Über eines aber solltest Du Dir klar sein: Jasper ist mit 8 Monaten voll in der Pubertät. D.h. er beginnt sich "abzunabeln" - und das ist bei Hunden wie bei Menschen eine Zeit, in welcher der "Chef" auf seine Führungsqualitäten getestet wird. Auch Hunde, die zuvor schon super gehorcht haben, proben in der Zeit schon mal den Aufstand und haben die Ohren auf Durchzug gestellt. Du hast Dir durch Deine Unsicherheit aber bisher die Chance genommen, schon einen einigermaßen guten Gehorsam bei Jasper zu erreichen. Es wird daher mit Sicherheit ein etwas mühevollerer Weg für Euch beide sein - wappne Dich also mit Geduld.
Ansonsten kann ich Dir nur einen ganz, ganz wichtigen Tipp geben: mach Dich unbedingt frei davon, Dir Gedanken darüber zu machen, was andere von Dir halten. Viele, viele Hundebesitzer fühlen sich bloßgestellt, wenn sie ihren Hund rufen, dieser aber nicht gehorcht, und irgendwelche Leute das mitbekommen. Folge: sie werden entweder unsicher oder sind verärgert - und beides spürt ein Hund und reagiert entsprechend darauf. Im Zweifel mit noch mehr Ungehorsam... Es ist vollkommen egal, was ander von Dir denken.

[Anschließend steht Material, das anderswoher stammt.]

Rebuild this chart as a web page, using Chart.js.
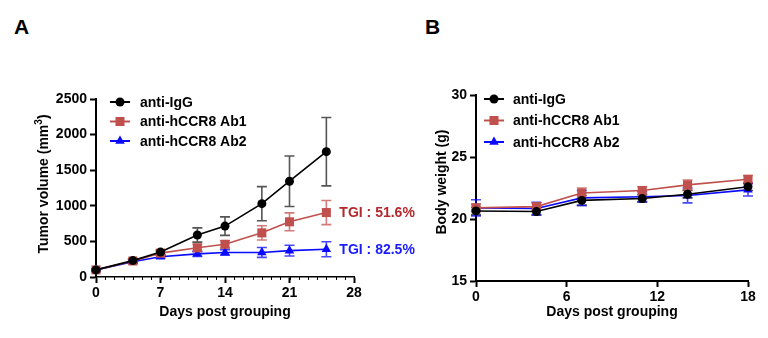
<!DOCTYPE html>
<html>
<head>
<meta charset="utf-8">
<title>Tumor volume and body weight</title>
<script src="https://cdn.jsdelivr.net/npm/chart.js@4.4.1/dist/chart.umd.min.js"></script>
<style>
  body { margin: 0; background: #fff; width: 768px; height: 338px; overflow: hidden; position: relative;
         font-family: "Liberation Sans", Arial, sans-serif; }
  .box { position: absolute; top: 0; height: 338px; }
  #boxA { left: 0; width: 430px; }
  #boxB { left: 384px; width: 384px; }
  .tag { position: absolute; top: 16px; font-weight: bold; font-size: 21px; line-height: 21px; }
</style>
</head>
<body>
<div class="tag" style="left:14px">A</div>
<div class="tag" style="left:425px">B</div>
<div class="box" id="boxA"><canvas id="chartA"></canvas></div>
<div class="box" id="boxB"><canvas id="chartB"></canvas></div>

<script>
// ---- tumor volume (panel A) ----
const tvDays = [0, 4, 7, 11, 14, 18, 21, 25];
const tvIgg = [100, 230, 350, 590, 715, 1030, 1345, 1760];
const tvIggErr = [15, 25, 30, 100, 130, 240, 355, 480];
const tvAb1 = [100, 225, 335, 410, 460, 620, 775, 905];
const tvAb1Err = [15, 25, 25, 50, 50, 100, 125, 170];
const tvAb2 = [100, 215, 285, 325, 345, 345, 370, 390];
const tvAb2Err = [10, 20, 20, 35, 40, 70, 75, 105];
const tgiLabels = ["", "TGI : 51.6%", "TGI : 82.5%"];

// ---- body weight (panel B) ----
const bwDays = [0, 4, 7, 11, 14, 18];
const bwIgg = [20.65, 20.6, 21.5, 21.65, 22.0, 22.6];
const bwIggErr = [0.3, 0.3, 0.4, 0.3, 0.3, 0.3];
const bwAb1 = [20.9, 21.0, 22.1, 22.3, 22.75, 23.2];
const bwAb1Err = [0.3, 0.3, 0.4, 0.3, 0.4, 0.3];
const bwAb2 = [20.9, 20.85, 21.7, 21.8, 21.9, 22.35];
const bwAb2Err = [0.65, 0.5, 0.6, 0.4, 0.6, 0.5];

const groupNames = ["anti-IgG", "anti-hCCR8 Ab1", "anti-hCCR8 Ab2"];

const FONT = "'Liberation Sans', Arial, sans-serif";
const BLACK = "#000000";
const RED = "#c0504d";
const BLUE = "#0a0aff";

const styles = [
  { color: BLACK, err: "#555555", pointStyle: "circle", radius: 4.5, tgi: BLACK },
  { color: RED, err: "rgba(192,80,77,0.75)", pointStyle: "rect", radius: 6.4, tgi: "#b3282d" },
  { color: BLUE, err: "rgba(10,10,255,0.75)", pointStyle: "triangle", radius: 5.5, tgi: "#1a1aff" },
];

function makeSets(days, series, errs) {
  return series.map((vals, i) => ({
    label: groupNames[i],
    data: days.map((d, k) => ({ x: d, y: vals[k] })),
    errorBars: errs[i],
    errorColor: styles[i].err,
    borderColor: styles[i].color,
    backgroundColor: styles[i].color,
    borderWidth: 1.6,
    pointStyle: styles[i].pointStyle,
    pointRadius: styles[i].radius,
    pointBorderWidth: 0,
    pointBackgroundColor: styles[i].color,
    tension: 0,
    clip: false,
  }));
}

// vertical SEM bars with caps, drawn behind the lines
const errorBarPlugin = {
  id: "errorBars",
  beforeDatasetsDraw(chart) {
    const ctx = chart.ctx;
    const ys = chart.scales.y;
    chart.data.datasets.forEach((ds, i) => {
      const meta = chart.getDatasetMeta(i);
      ctx.save();
      ctx.strokeStyle = ds.errorColor;
      ctx.lineWidth = 1.6;
      meta.data.forEach((pt, k) => {
        const v = ds.data[k].y, e = ds.errorBars[k];
        const top = ys.getPixelForValue(v + e);
        const bot = ys.getPixelForValue(v - e);
        ctx.beginPath();
        ctx.moveTo(pt.x, top); ctx.lineTo(pt.x, bot);
        ctx.moveTo(pt.x - 5, top); ctx.lineTo(pt.x + 5, top);
        ctx.moveTo(pt.x - 5, bot); ctx.lineTo(pt.x + 5, bot);
        ctx.stroke();
      });
      ctx.restore();
    });
  },
};

function drawMarker(ctx, style, radius, x, y) {
  ctx.beginPath();
  if (style === "circle") {
    ctx.arc(x, y, radius, 0, Math.PI * 2);
  } else if (style === "rect") {
    const s = Math.SQRT1_2 * radius;
    ctx.rect(x - s, y - s, 2 * s, 2 * s);
  } else {
    const h = radius * 1.5, w = radius * Math.sqrt(3) / 2;
    ctx.moveTo(x, y - radius);
    ctx.lineTo(x + w, y + h - radius);
    ctx.lineTo(x - w, y + h - radius);
    ctx.closePath();
  }
  ctx.fill();
}

// legend sitting inside the plot area, top-left
const insideLegendPlugin = {
  id: "insideLegend",
  afterDraw(chart, args, opts) {
    const ctx = chart.ctx;
    const area = chart.chartArea;
    ctx.save();
    ctx.font = "bold 14px " + FONT;
    ctx.textBaseline = "middle";
    chart.data.datasets.forEach((ds, i) => {
      const y = area.top + opts.y + i * opts.rowGap;
      const x0 = area.left + opts.x;
      const x1 = x0 + opts.lineLen;
      ctx.strokeStyle = ds.borderColor;
      ctx.lineWidth = 2;
      ctx.beginPath(); ctx.moveTo(x0, y); ctx.lineTo(x1, y); ctx.stroke();
      ctx.fillStyle = ds.borderColor;
      drawMarker(ctx, ds.pointStyle, ds.pointRadius, (x0 + x1) / 2, y);
      ctx.fillStyle = "#000";
      ctx.fillText(ds.label, x1 + opts.textGap, y + 1);
    });
    ctx.restore();
  },
};

// TGI note next to the last point of each treated group
const tgiPlugin = {
  id: "tgiNotes",
  afterDatasetsDraw(chart, args, opts) {
    if (!opts.labels) return;
    const ctx = chart.ctx;
    ctx.save();
    ctx.font = "bold 14px " + FONT;
    ctx.textBaseline = "middle";
    opts.labels.forEach((txt, i) => {
      if (!txt) return;
      const pts = chart.getDatasetMeta(i).data;
      const last = pts[pts.length - 1];
      ctx.fillStyle = styles[i].tgi;
      ctx.fillText(txt, last.x + 13, last.y + 1);
    });
    ctx.restore();
  },
};

// short unlabeled ticks for every day on the x axis
const minorTickPlugin = {
  id: "minorTicks",
  afterDraw(chart, args, opts) {
    if (!opts.step) return;
    const xs = chart.scales.x;
    const ctx = chart.ctx;
    ctx.save();
    ctx.strokeStyle = "#000";
    ctx.lineWidth = 1;
    for (let d = xs.min; d <= xs.max; d += opts.step) {
      const px = Math.round(xs.getPixelForValue(d)) + 0.5;
      ctx.beginPath();
      ctx.moveTo(px, xs.top);
      ctx.lineTo(px, xs.top + 3);
      ctx.stroke();
    }
    ctx.restore();
  },
};

// rotated y title, with optional superscript pieces
const yTitlePlugin = {
  id: "yTitle",
  afterDraw(chart, args, opts) {
    const ctx = chart.ctx;
    ctx.save();
    ctx.fillStyle = "#000";
    ctx.textBaseline = "alphabetic";
    let total = 0;
    opts.parts.forEach((p) => {
      ctx.font = "bold " + p.size + "px " + FONT;
      p.w = ctx.measureText(p.text).width;
      total += p.w;
    });
    ctx.translate(opts.cx, opts.cy);
    ctx.rotate(-Math.PI / 2);
    let x = -total / 2;
    opts.parts.forEach((p) => {
      ctx.font = "bold " + p.size + "px " + FONT;
      ctx.fillText(p.text, x, 5 - (p.rise || 0));
      x += p.w;
    });
    ctx.restore();
  },
};

const tickFont = { family: FONT, size: 14, weight: "bold" };

function axis(extra) {
  return Object.assign({
    type: "linear",
    grid: { display: true, drawOnChartArea: false, drawTicks: true, tickLength: 6, tickWidth: 2, tickColor: "#000" },
    border: { display: true, color: "#000", width: 2 },
  }, extra);
}

function buildChart(id, sets, cfg) {
  return new Chart(document.getElementById(id), {
    type: "line",
    data: { datasets: sets },
    plugins: [errorBarPlugin, insideLegendPlugin, tgiPlugin, minorTickPlugin, yTitlePlugin],
    options: {
      responsive: true,
      maintainAspectRatio: false,
      animation: false,
      layout: { padding: cfg.padding },
      plugins: {
        legend: { display: false },
        tooltip: { enabled: false },
        insideLegend: cfg.legend,
        tgiNotes: { labels: cfg.tgi },
        minorTicks: { step: cfg.minorStep },
        yTitle: cfg.yTitle,
      },
      scales: {
        x: axis({
          min: cfg.xMin, max: cfg.xMax,
          ticks: { color: "#000", font: tickFont, padding: 2, stepSize: cfg.xStep, callback: (v) => String(v) },
          border: { display: true, color: "#000", width: cfg.xBorder },
          title: { display: true, text: "Days post grouping", color: "#000",
                   font: tickFont, padding: { top: 2, bottom: 17 } },
          afterFit: (s) => { s.height = cfg.xHeight; },
        }),
        y: axis({
          min: cfg.yMin, max: cfg.yMax,
          ticks: { color: "#000", font: tickFont, padding: 3, stepSize: cfg.yStep, callback: (v) => String(v) },
          afterFit: (s) => { s.width = cfg.yWidth; },
        }),
      },
    },
  });
}

buildChart("chartA",
  makeSets(tvDays, [tvIgg, tvAb1, tvAb2], [tvIggErr, tvAb1Err, tvAb2Err]),
  {
    padding: { top: 99, right: 76, bottom: 0, left: 0 },
    xMin: 0, xMax: 28, xStep: 7, xBorder: 1.5, xHeight: 61, minorStep: 1,
    yMin: 0, yMax: 2500, yStep: 500, yWidth: 96,
    yTitle: { cx: 43, cy: 184, parts: [
      { text: "Tumor volume (mm", size: 14 },
      { text: "3", size: 10, rise: 6 },
      { text: ")", size: 14 },
    ] },
    legend: { x: 14, y: 3, lineLen: 20, textGap: 10, rowGap: 19.5 },
    tgi: tgiLabels,
  });

buildChart("chartB",
  makeSets(bwDays, [bwIgg, bwAb1, bwAb2], [bwIggErr, bwAb1Err, bwAb2Err]),
  {
    padding: { top: 95, right: 20, bottom: 0, left: 0 },
    xMin: 0, xMax: 18, xStep: 6, xBorder: 2, xHeight: 57, minorStep: 0,
    yMin: 15, yMax: 30, yStep: 5, yWidth: 92,
    yTitle: { cx: 57, cy: 182, parts: [{ text: "Body weight (g)", size: 14 }] },
    legend: { x: 8, y: 4, lineLen: 20, textGap: 9, rowGap: 21.5 },
    tgi: null,
  });
</script>
</body>
</html>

Wichtig sind nur Du und Dein Hund!!! Wer sich davor fürchtet, sich mal kräftig zu blamieren, der sollte sich besser gar keinen Hund anschaffen. Damit will ich auch auf das hinaus, was Heike geschrieben hat: sieh alles nicht so verbissen, gib Dir nicht an allem die Schuld, lass Dich nicht verunsichern, sondern kultiviere eine gute Portion Humor.
Und noch eines: wenn Du es trotz all Deiner Unsicherheit geschafft hast, eine so jungen Hund selbst auf Entfernung ins Sitz befehlen zu können, dann hast Du bereits mehr erreicht, als Hunderte von anderen Hundebesitzern je schaffen. Darauf kannst Du stolz sein und das solltest Du auch. Vielleicht schöpfst Du daraus ja die notwendig Selbstsicherheit, um auch das "Hier"-Problem zu lösen. Ich wünsche es Dir jedenfalls von Herzen!